Let love of the brethren continue.
Immediately preceding this, the writer of Hebrews wrote about God removing the things which can be shaken and leaving in place only those things that cannot be shaken. The topic is difficult, but the writer gives a contrast of Sinai and Zion, two mountains where God met with humankind. On the one hand, God met with humankind to give His Law, on the other He met with us to show us His Grace. Neither mountain will remain, but His Law and His Grace will continue forever. This is the lead in to this morning’s verse.
The love spoken of in this verse is not the famous “agape” love for which so many passages in scripture are noted, but is actually the word “philadelphia,” which is brotherly love. The verb in this verse that is split into two parts in this translation — “Let … continue” — is in the imperative. This makes it a command, not a request, as the translation might imply. The writer of Hebrews is not suggesting that brotherly love ought to continue, rather he is commanding that we continue it. Why?

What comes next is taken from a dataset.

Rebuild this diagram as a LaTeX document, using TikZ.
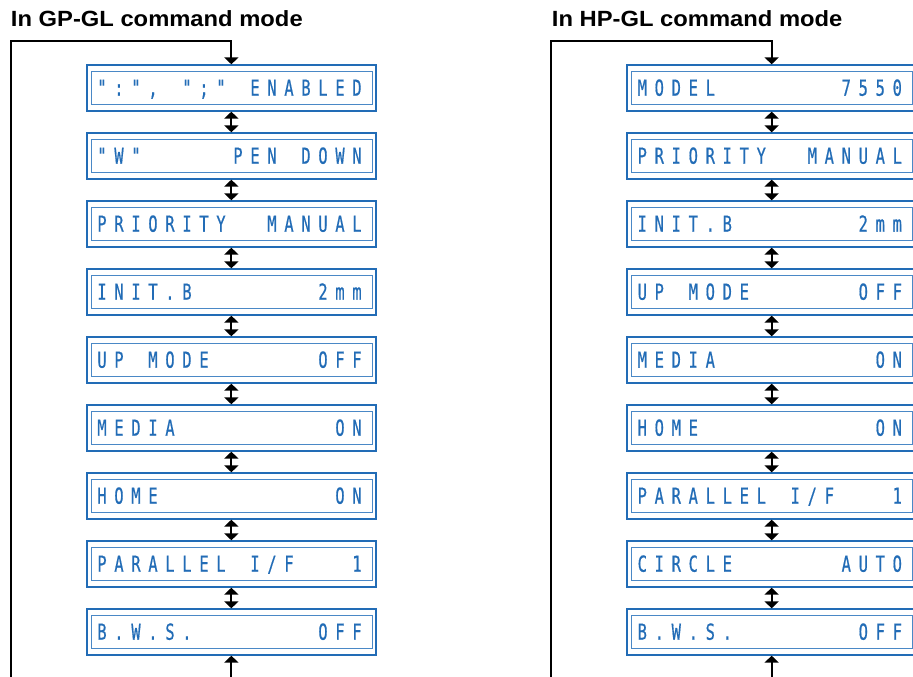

I suspect that the writer of Hebrews was mindful of Christ’s statement that believers will be known by our love for one another. More commands follow this one — entertain strangers, be mindful of prisoners, and so on — but loving one another tops the list. The writer of Hebrews also does not tell his readers that they should worry about keeping The Law or concern themselves with telling people what is right and wrong. The writer tells believers to be concerned with what identifies us: our love for one another. It is important that people know what is right and wrong, this is true, but C.S. Lewis may have said it best when he wrote “All men alike stand condemned, not by alien codes of ethics, but by their own, and all men therefore are conscious of guilt.”
Father, thank You for loving me enough to give grace that covers my failings. Thank You for brothers and sisters in faith whom You have given me to love. Please cause me to be absorbed with loving my brethren and doing so with an eye toward showing them the same grace You have shown me.